=== WHAT YOU WILL DO ===
Write out the material exactly, leaving every picture behind.

====

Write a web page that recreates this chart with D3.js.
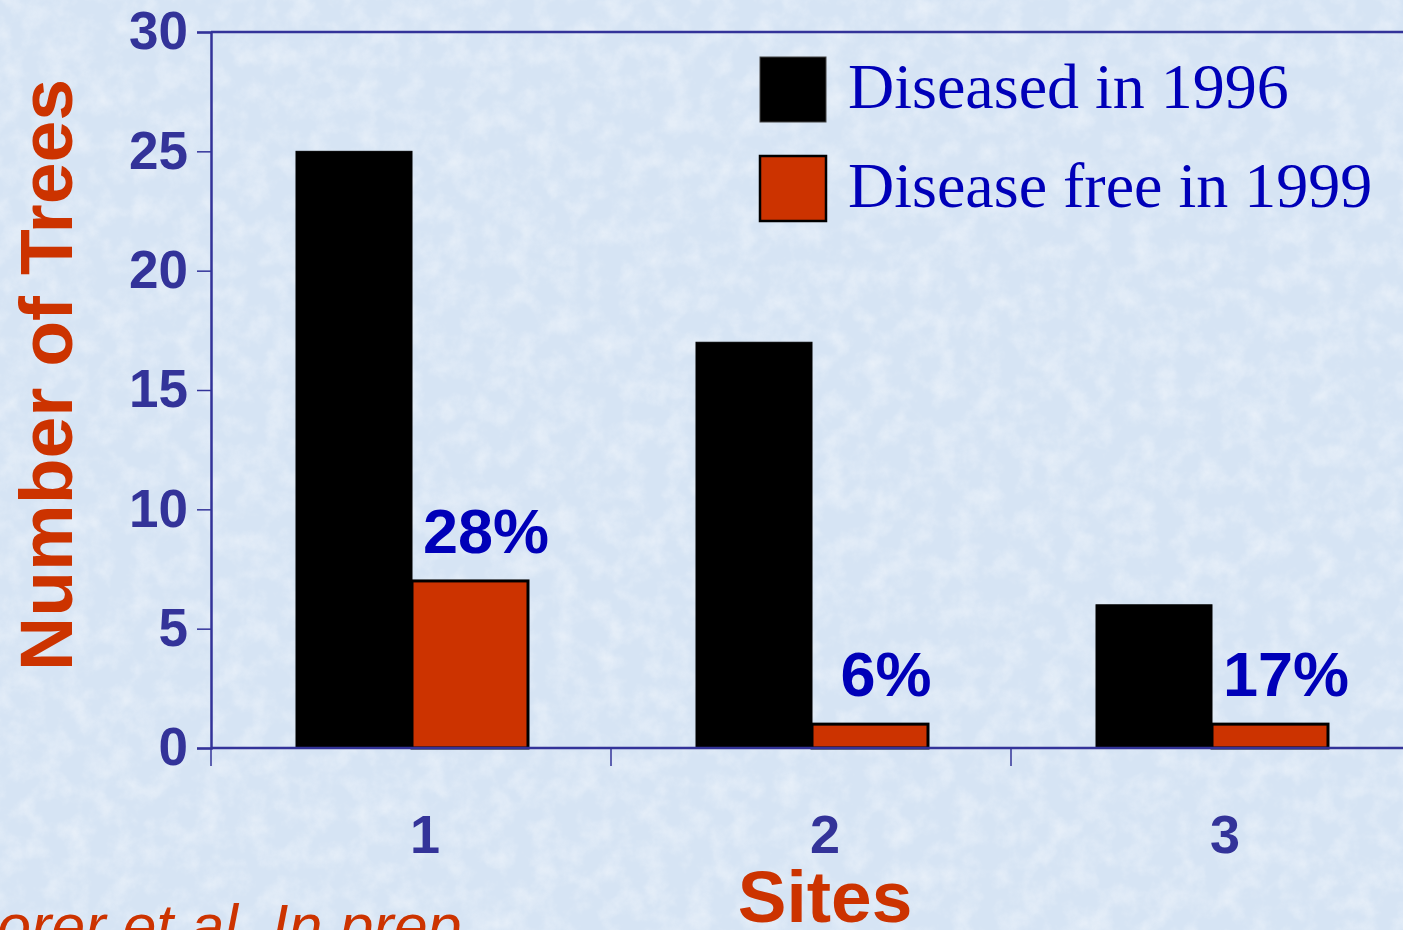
<!DOCTYPE html>
<html>
<head>
<meta charset="utf-8">
<script src="https://cdn.jsdelivr.net/npm/d3@7"></script>
<style>
  html, body { margin: 0; padding: 0; overflow: hidden; background: #dae7f5; }
  svg { display: block; }
</style>
</head>
<body>
<div id="chart"></div>
<script>
const sites = ["1", "2", "3"];
const seriesNames = ["Diseased in 1996", "Disease free in 1999"];
const diseased1996 = [25, 17, 6];
const diseaseFree1999 = [7, 1, 1];
const percentLabels = ["28%", "6%", "17%"];
const yTicks = [0, 5, 10, 15, 20, 25, 30];

const width = 1403;
const height = 930;
const margin = { top: 32, left: 211, bottom: 182 };

const axisColor = "#333399";
const redColor = "#cc3300";
const labelBlue = "#0000b8";

const svg = d3
  .select("#chart")
  .append("svg")
  .attr("width", width)
  .attr("height", height);

// textured paper background
const defs = svg.append("defs");
const filter = defs.append("filter").attr("id", "paper").attr("x", 0).attr("y", 0).attr("width", "100%").attr("height", "100%");
filter
  .append("feTurbulence")
  .attr("type", "fractalNoise")
  .attr("baseFrequency", 0.045)
  .attr("numOctaves", 4)
  .attr("seed", 7);
filter
  .append("feColorMatrix")
  .attr("type", "matrix")
  .attr("values", "0 0 0 0 1  0 0 0 0 1  0 0 0 0 1  0 0 0 1.4 -0.55");

svg.append("rect").attr("width", width).attr("height", height).attr("fill", "#d6e4f4");
svg.append("rect").attr("width", width).attr("height", height).attr("filter", "url(#paper)").attr("opacity", 0.55);

const y = d3.scaleLinear().domain([0, 30]).range([height - margin.bottom, margin.top]);
const x0 = d3.scaleBand().domain(sites).range([margin.left, margin.left + 3 * 400]);
const x1 = d3.scaleBand().domain(seriesNames).range([85, x0.bandwidth() - 83]);

const rows = sites.map((s, i) => ({
  site: s,
  values: [
    { key: seriesNames[0], value: diseased1996[i] },
    { key: seriesNames[1], value: diseaseFree1999[i] },
  ],
  pct: percentLabels[i],
}));

// plot frame top line
svg
  .append("line")
  .attr("x1", margin.left)
  .attr("x2", width + 10)
  .attr("y1", y(30))
  .attr("y2", y(30))
  .attr("stroke", axisColor)
  .attr("stroke-width", 2.5);

// y axis
const yAxis = svg
  .append("g")
  .attr("transform", `translate(${margin.left},0)`)
  .call(d3.axisLeft(y).tickValues(yTicks).tickSize(14).tickPadding(9));
yAxis.select(".domain").attr("stroke", axisColor).attr("stroke-width", 2.5);
yAxis.selectAll(".tick line").attr("stroke", axisColor).attr("stroke-width", 1.5);
yAxis
  .selectAll(".tick text")
  .attr("fill", axisColor)
  .style("font-family", "Liberation Sans, Arial, sans-serif")
  .style("font-weight", "bold")
  .style("font-size", "53px");

// bars
const groups = svg
  .selectAll(".site")
  .data(rows)
  .join("g")
  .attr("class", "site")
  .attr("transform", (d) => `translate(${x0(d.site)},0)`);

groups
  .selectAll("rect")
  .data((d) => d.values)
  .join("rect")
  .attr("x", (d) => x1(d.key))
  .attr("y", (d) => y(d.value))
  .attr("width", x1.bandwidth())
  .attr("height", (d) => y(0) - y(d.value))
  .attr("fill", (d, i) => (i === 0 ? "#000000" : redColor))
  .attr("stroke", "#000")
  .attr("stroke-width", (d, i) => (i === 0 ? 1 : 3));

groups
  .append("text")
  .attr("x", x1(seriesNames[1]) + x1.bandwidth() / 2 + 16)
  .attr("y", (d) => y(d.values[1].value) - 28)
  .attr("text-anchor", "middle")
  .attr("fill", labelBlue)
  .style("font-family", "Liberation Sans, Arial, sans-serif")
  .style("font-weight", "bold")
  .style("font-size", "63px")
  .text((d) => d.pct);

// x axis
const xAxis = svg
  .append("g")
  .attr("transform", `translate(0,${y(0)})`);
xAxis
  .append("line")
  .attr("x1", margin.left)
  .attr("x2", width + 10)
  .attr("stroke", axisColor)
  .attr("stroke-width", 2.5);
xAxis
  .selectAll(".xtick")
  .data(sites)
  .join("line")
  .attr("class", "xtick")
  .attr("x1", (d) => x0(d))
  .attr("x2", (d) => x0(d))
  .attr("y1", 0)
  .attr("y2", 18)
  .attr("stroke", axisColor)
  .attr("stroke-width", 1.5);
xAxis
  .selectAll(".xlabel")
  .data(sites)
  .join("text")
  .attr("class", "xlabel")
  .attr("x", (d) => x0(d) + x0.bandwidth() / 2 + 14)
  .attr("y", 105)
  .attr("text-anchor", "middle")
  .attr("fill", axisColor)
  .style("font-family", "Liberation Sans, Arial, sans-serif")
  .style("font-weight", "bold")
  .style("font-size", "54px")
  .text((d) => d);

// axis titles
svg
  .append("text")
  .attr("transform", `translate(72,375) rotate(-90)`)
  .attr("text-anchor", "middle")
  .attr("fill", redColor)
  .style("font-family", "Liberation Sans, Arial, sans-serif")
  .style("font-weight", "bold")
  .style("font-size", "75px")
  .text("Number of Trees");

svg
  .append("text")
  .attr("x", 825)
  .attr("y", 922)
  .attr("text-anchor", "middle")
  .attr("fill", redColor)
  .style("font-family", "Liberation Sans, Arial, sans-serif")
  .style("font-weight", "bold")
  .style("font-size", "73px")
  .text("Sites");

svg
  .append("text")
  .attr("x", -3)
  .attr("y", 947)
  .attr("fill", redColor)
  .style("font-family", "Liberation Sans, Arial, sans-serif")
  .style("font-style", "italic")
  .style("font-size", "61px")
  .text("orer et al. In prep.");

// legend
const legend = svg
  .append("g")
  .attr("transform", "translate(760,57)");
const legendItems = legend
  .selectAll("g")
  .data(seriesNames)
  .join("g")
  .attr("transform", (d, i) => `translate(0,${i * 99})`);
legendItems
  .append("rect")
  .attr("width", 66)
  .attr("height", 65)
  .attr("fill", (d, i) => (i === 0 ? "#000" : redColor))
  .attr("stroke", (d, i) => (i === 0 ? "#444" : "#000"))
  .attr("stroke-width", (d, i) => (i === 0 ? 1 : 2.5));
legendItems
  .append("text")
  .attr("x", 88)
  .attr("y", 51)
  .attr("fill", labelBlue)
  .style("font-family", "Liberation Serif, Times New Roman, serif")
  .style("font-size", "64px")
  .text((d) => d);
</script>
</body>
</html>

====

=== SOLUTION BELOW ===
Write a web page that recreates this chart with D3.js.
<!DOCTYPE html>
<html>
<head>
<meta charset="utf-8">
<script src="https://cdn.jsdelivr.net/npm/d3@7"></script>
<style>
  html, body { margin: 0; padding: 0; overflow: hidden; background: #dae7f5; }
  svg { display: block; }
</style>
</head>
<body>
<div id="chart"></div>
<script>
const sites = ["1", "2", "3"];
const seriesNames = ["Diseased in 1996", "Disease free in 1999"];
const diseased1996 = [25, 17, 6];
const diseaseFree1999 = [7, 1, 1];
const percentLabels = ["28%", "6%", "17%"];
const yTicks = [0, 5, 10, 15, 20, 25, 30];

const width = 1403;
const height = 930;
const margin = { top: 32, left: 211, bottom: 182 };

const axisColor = "#333399";
const redColor = "#cc3300";
const labelBlue = "#0000b8";

const svg = d3
  .select("#chart")
  .append("svg")
  .attr("width", width)
  .attr("height", height);

// textured paper background
const defs = svg.append("defs");
const filter = defs.append("filter").attr("id", "paper").attr("x", 0).attr("y", 0).attr("width", "100%").attr("height", "100%");
filter
  .append("feTurbulence")
  .attr("type", "fractalNoise")
  .attr("baseFrequency", 0.045)
  .attr("numOctaves", 4)
  .attr("seed", 7);
filter
  .append("feColorMatrix")
  .attr("type", "matrix")
  .attr("values", "0 0 0 0 1  0 0 0 0 1  0 0 0 0 1  0 0 0 1.4 -0.55");

svg.append("rect").attr("width", width).attr("height", height).attr("fill", "#d6e4f4");
svg.append("rect").attr("width", width).attr("height", height).attr("filter", "url(#paper)").attr("opacity", 0.55);

const y = d3.scaleLinear().domain([0, 30]).range([height - margin.bottom, margin.top]);
const x0 = d3.scaleBand().domain(sites).range([margin.left, margin.left + 3 * 400]);
const x1 = d3.scaleBand().domain(seriesNames).range([85, x0.bandwidth() - 83]);

const rows = sites.map((s, i) => ({
  site: s,
  values: [
    { key: seriesNames[0], value: diseased1996[i] },
    { key: seriesNames[1], value: diseaseFree1999[i] },
  ],
  pct: percentLabels[i],
}));

// plot frame top line
svg
  .append("line")
  .attr("x1", margin.left)
  .attr("x2", width + 10)
  .attr("y1", y(30))
  .attr("y2", y(30))
  .attr("stroke", axisColor)
  .attr("stroke-width", 2.5);

// y axis
const yAxis = svg
  .append("g")
  .attr("transform", `translate(${margin.left},0)`)
  .call(d3.axisLeft(y).tickValues(yTicks).tickSize(14).tickPadding(9));
yAxis.select(".domain").attr("stroke", axisColor).attr("stroke-width", 2.5);
yAxis.selectAll(".tick line").attr("stroke", axisColor).attr("stroke-width", 1.5);
yAxis
  .selectAll(".tick text")
  .attr("fill", axisColor)
  .style("font-family", "Liberation Sans, Arial, sans-serif")
  .style("font-weight", "bold")
  .style("font-size", "53px");

// bars
const groups = svg
  .selectAll(".site")
  .data(rows)
  .join("g")
  .attr("class", "site")
  .attr("transform", (d) => `translate(${x0(d.site)},0)`);

groups
  .selectAll("rect")
  .data((d) => d.values)
  .join("rect")
  .attr("x", (d) => x1(d.key))
  .attr("y", (d) => y(d.value))
  .attr("width", x1.bandwidth())
  .attr("height", (d) => y(0) - y(d.value))
  .attr("fill", (d, i) => (i === 0 ? "#000000" : redColor))
  .attr("stroke", "#000")
  .attr("stroke-width", (d, i) => (i === 0 ? 1 : 3));

groups
  .append("text")
  .attr("x", x1(seriesNames[1]) + x1.bandwidth() / 2 + 16)
  .attr("y", (d) => y(d.values[1].value) - 28)
  .attr("text-anchor", "middle")
  .attr("fill", labelBlue)
  .style("font-family", "Liberation Sans, Arial, sans-serif")
  .style("font-weight", "bold")
  .style("font-size", "63px")
  .text((d) => d.pct);

// x axis
const xAxis = svg
  .append("g")
  .attr("transform", `translate(0,${y(0)})`);
xAxis
  .append("line")
  .attr("x1", margin.left)
  .attr("x2", width + 10)
  .attr("stroke", axisColor)
  .attr("stroke-width", 2.5);
xAxis
  .selectAll(".xtick")
  .data(sites)
  .join("line")
  .attr("class", "xtick")
  .attr("x1", (d) => x0(d))
  .attr("x2", (d) => x0(d))
  .attr("y1", 0)
  .attr("y2", 18)
  .attr("stroke", axisColor)
  .attr("stroke-width", 1.5);
xAxis
  .selectAll(".xlabel")
  .data(sites)
  .join("text")
  .attr("class", "xlabel")
  .attr("x", (d) => x0(d) + x0.bandwidth() / 2 + 14)
  .attr("y", 105)
  .attr("text-anchor", "middle")
  .attr("fill", axisColor)
  .style("font-family", "Liberation Sans, Arial, sans-serif")
  .style("font-weight", "bold")
  .style("font-size", "54px")
  .text((d) => d);

// axis titles
svg
  .append("text")
  .attr("transform", `translate(72,375) rotate(-90)`)
  .attr("text-anchor", "middle")
  .attr("fill", redColor)
  .style("font-family", "Liberation Sans, Arial, sans-serif")
  .style("font-weight", "bold")
  .style("font-size", "75px")
  .text("Number of Trees");

svg
  .append("text")
  .attr("x", 825)
  .attr("y", 922)
  .attr("text-anchor", "middle")
  .attr("fill", redColor)
  .style("font-family", "Liberation Sans, Arial, sans-serif")
  .style("font-weight", "bold")
  .style("font-size", "73px")
  .text("Sites");

svg
  .append("text")
  .attr("x", -3)
  .attr("y", 947)
  .attr("fill", redColor)
  .style("font-family", "Liberation Sans, Arial, sans-serif")
  .style("font-style", "italic")
  .style("font-size", "61px")
  .text("orer et al. In prep.");

// legend
const legend = svg
  .append("g")
  .attr("transform", "translate(760,57)");
const legendItems = legend
  .selectAll("g")
  .data(seriesNames)
  .join("g")
  .attr("transform", (d, i) => `translate(0,${i * 99})`);
legendItems
  .append("rect")
  .attr("width", 66)
  .attr("height", 65)
  .attr("fill", (d, i) => (i === 0 ? "#000" : redColor))
  .attr("stroke", (d, i) => (i === 0 ? "#444" : "#000"))
  .attr("stroke-width", (d, i) => (i === 0 ? 1 : 2.5));
legendItems
  .append("text")
  .attr("x", 88)
  .attr("y", 51)
  .attr("fill", labelBlue)
  .style("font-family", "Liberation Serif, Times New Roman, serif")
  .style("font-size", "64px")
  .text((d) => d);
</script>
</body>
</html>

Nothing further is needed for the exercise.